→ **SET EXERCISE**: Seek out every line containing the word "with", and copy each.

# TASK INPUTS start

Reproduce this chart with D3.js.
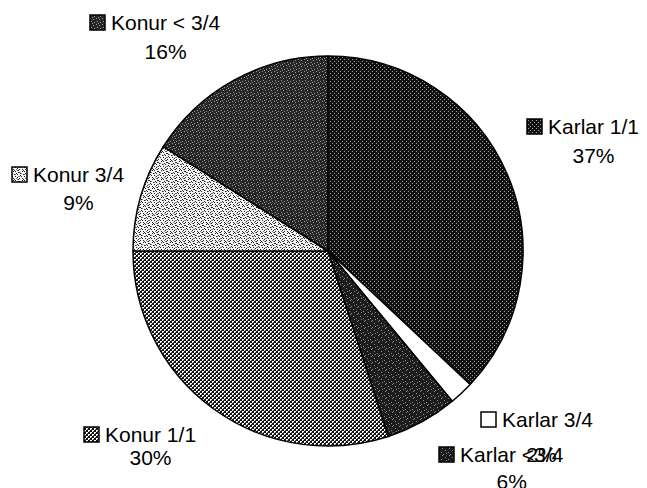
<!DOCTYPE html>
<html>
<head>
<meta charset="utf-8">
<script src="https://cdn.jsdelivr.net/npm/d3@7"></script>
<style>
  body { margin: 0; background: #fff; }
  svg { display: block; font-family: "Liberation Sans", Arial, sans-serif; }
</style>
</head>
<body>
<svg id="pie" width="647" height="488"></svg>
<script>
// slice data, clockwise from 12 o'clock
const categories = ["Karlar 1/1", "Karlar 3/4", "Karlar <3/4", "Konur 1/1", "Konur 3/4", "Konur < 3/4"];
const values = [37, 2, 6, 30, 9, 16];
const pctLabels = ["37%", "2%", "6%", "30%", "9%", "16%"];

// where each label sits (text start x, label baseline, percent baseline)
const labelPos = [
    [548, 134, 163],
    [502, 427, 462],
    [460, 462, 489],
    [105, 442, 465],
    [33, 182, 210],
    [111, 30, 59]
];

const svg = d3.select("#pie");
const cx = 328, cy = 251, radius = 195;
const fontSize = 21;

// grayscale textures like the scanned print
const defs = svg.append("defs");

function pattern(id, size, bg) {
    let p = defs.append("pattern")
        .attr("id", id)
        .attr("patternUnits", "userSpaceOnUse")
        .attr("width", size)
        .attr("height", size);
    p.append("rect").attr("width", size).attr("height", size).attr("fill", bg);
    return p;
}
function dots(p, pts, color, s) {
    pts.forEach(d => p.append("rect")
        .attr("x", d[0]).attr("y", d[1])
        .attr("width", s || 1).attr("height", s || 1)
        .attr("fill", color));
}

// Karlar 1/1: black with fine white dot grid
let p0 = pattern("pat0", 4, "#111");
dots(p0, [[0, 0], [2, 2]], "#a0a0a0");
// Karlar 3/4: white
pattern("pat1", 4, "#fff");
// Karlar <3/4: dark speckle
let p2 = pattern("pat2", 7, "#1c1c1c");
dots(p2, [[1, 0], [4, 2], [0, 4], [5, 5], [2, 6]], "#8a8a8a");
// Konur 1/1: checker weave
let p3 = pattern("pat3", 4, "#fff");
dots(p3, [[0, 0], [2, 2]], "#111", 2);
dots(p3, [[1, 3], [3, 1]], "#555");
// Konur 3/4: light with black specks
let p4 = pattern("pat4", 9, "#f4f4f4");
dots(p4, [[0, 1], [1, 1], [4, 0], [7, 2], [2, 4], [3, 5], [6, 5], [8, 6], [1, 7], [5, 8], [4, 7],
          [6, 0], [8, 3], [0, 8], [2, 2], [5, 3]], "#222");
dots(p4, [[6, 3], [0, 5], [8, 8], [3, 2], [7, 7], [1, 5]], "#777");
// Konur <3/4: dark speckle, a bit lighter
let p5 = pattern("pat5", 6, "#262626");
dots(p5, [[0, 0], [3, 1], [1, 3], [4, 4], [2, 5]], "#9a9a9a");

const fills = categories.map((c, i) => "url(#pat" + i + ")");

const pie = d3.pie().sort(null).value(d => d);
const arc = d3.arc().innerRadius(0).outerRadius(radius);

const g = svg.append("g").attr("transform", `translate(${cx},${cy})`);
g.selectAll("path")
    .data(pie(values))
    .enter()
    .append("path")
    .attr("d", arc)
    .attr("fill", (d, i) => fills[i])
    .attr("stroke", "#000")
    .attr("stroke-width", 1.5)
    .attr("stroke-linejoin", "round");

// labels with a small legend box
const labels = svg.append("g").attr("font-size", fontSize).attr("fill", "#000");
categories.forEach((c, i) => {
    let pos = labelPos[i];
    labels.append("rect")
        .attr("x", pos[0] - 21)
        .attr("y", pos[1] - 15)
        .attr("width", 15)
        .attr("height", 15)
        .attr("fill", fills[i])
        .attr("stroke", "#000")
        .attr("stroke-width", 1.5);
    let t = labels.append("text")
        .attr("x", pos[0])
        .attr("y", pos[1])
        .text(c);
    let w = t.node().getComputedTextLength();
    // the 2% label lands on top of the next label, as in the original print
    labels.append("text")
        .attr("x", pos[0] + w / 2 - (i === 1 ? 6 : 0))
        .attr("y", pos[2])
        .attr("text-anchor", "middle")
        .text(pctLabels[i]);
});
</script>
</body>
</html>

# TASK INPUTS end
# TASK INPUTS start

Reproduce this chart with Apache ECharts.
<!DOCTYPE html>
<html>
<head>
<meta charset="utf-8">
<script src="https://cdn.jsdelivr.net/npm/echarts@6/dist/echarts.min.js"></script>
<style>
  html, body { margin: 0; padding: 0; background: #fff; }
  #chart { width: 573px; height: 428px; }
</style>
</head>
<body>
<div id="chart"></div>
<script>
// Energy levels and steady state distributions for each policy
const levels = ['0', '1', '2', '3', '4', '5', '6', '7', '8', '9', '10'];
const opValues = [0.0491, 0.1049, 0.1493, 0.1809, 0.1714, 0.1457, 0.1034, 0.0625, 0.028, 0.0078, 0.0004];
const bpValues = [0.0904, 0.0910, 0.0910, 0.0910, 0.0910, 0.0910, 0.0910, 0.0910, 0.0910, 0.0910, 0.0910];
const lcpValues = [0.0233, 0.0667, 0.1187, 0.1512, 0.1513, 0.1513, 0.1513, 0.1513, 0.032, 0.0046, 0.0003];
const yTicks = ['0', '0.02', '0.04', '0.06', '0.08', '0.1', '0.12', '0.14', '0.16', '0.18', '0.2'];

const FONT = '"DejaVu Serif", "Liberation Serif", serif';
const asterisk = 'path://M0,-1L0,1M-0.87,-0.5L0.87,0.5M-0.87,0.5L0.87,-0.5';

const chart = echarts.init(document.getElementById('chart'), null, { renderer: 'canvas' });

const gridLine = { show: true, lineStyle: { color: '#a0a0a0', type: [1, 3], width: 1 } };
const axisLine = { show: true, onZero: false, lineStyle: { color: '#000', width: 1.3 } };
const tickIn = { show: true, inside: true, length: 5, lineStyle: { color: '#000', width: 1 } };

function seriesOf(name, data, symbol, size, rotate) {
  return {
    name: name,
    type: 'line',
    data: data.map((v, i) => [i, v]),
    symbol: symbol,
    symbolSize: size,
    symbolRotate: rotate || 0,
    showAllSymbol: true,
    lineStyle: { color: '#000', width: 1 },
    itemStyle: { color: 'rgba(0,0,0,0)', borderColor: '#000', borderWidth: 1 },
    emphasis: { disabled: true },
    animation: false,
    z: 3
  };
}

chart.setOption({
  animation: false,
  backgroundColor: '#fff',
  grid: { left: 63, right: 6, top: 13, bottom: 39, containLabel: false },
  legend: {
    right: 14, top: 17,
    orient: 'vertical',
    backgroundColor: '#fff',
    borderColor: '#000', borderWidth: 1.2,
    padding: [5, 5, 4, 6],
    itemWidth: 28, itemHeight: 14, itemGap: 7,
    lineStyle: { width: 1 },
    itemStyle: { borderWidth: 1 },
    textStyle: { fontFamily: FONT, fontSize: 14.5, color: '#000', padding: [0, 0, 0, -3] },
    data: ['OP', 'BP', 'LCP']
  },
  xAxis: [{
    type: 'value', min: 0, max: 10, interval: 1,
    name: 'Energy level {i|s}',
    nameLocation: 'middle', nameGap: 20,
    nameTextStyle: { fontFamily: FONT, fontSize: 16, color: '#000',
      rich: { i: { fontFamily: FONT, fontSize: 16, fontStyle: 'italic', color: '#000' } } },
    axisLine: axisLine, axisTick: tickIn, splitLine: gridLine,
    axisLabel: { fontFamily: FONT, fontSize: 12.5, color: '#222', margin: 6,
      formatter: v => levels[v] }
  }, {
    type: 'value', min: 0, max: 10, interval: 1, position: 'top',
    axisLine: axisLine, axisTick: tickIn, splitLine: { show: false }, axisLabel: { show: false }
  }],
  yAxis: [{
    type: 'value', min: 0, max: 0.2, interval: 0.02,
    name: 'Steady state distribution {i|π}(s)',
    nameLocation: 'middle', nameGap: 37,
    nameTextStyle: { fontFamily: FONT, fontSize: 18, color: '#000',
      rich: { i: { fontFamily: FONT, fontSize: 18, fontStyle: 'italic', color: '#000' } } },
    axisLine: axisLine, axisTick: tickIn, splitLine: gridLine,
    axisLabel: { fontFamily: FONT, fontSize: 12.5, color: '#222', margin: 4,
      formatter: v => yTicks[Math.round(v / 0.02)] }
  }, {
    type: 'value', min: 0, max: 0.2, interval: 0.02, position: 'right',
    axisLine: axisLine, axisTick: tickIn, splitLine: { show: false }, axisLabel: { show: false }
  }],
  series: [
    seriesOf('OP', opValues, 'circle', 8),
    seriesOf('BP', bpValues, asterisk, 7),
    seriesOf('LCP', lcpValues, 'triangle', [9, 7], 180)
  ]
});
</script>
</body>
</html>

# TASK INPUTS end
# TASK INPUTS start

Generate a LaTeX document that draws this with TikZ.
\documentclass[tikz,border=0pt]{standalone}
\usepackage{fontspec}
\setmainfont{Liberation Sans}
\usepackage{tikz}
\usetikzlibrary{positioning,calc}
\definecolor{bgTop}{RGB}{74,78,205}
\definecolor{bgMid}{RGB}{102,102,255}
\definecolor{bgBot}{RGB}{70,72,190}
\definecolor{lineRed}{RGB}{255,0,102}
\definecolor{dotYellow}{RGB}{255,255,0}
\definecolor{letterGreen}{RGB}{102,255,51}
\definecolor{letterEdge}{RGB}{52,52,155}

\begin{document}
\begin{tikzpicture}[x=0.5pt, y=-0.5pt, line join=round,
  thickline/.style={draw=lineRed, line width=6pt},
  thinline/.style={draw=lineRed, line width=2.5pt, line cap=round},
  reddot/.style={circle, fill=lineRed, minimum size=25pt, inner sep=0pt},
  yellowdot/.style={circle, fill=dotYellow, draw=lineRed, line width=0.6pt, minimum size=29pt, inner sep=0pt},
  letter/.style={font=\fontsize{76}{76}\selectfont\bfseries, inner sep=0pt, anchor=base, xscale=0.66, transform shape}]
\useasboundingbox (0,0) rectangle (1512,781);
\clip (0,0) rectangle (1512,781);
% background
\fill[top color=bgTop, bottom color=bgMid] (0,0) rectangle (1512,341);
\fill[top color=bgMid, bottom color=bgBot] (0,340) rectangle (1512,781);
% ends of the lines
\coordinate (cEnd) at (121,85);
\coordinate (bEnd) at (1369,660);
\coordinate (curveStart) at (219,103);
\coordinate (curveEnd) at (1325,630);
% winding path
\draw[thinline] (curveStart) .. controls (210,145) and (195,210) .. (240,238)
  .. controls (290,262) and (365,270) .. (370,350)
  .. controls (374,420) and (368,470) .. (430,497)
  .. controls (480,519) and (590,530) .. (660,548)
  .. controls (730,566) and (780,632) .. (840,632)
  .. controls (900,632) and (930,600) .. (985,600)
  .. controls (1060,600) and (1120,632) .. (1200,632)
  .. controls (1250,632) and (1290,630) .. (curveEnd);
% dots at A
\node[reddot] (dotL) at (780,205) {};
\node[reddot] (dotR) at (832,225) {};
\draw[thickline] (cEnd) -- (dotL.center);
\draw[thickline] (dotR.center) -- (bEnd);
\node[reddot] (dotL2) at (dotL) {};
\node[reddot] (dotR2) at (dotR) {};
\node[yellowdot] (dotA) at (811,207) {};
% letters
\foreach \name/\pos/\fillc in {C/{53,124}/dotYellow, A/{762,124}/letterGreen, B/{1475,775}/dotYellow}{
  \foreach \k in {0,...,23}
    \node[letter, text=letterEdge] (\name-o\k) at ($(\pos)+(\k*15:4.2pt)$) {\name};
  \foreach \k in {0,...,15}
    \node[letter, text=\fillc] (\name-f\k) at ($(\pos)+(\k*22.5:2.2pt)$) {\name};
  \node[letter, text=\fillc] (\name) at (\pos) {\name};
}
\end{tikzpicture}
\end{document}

# TASK INPUTS end

→ **RESULT**:
Reproduce this chart with D3.js.
// Karlar 1/1: black with fine white dot grid
// Konur 3/4: light with black specks
// labels with a small legend box
Reproduce this chart with Apache ECharts.
Generate a LaTeX document that draws this with TikZ.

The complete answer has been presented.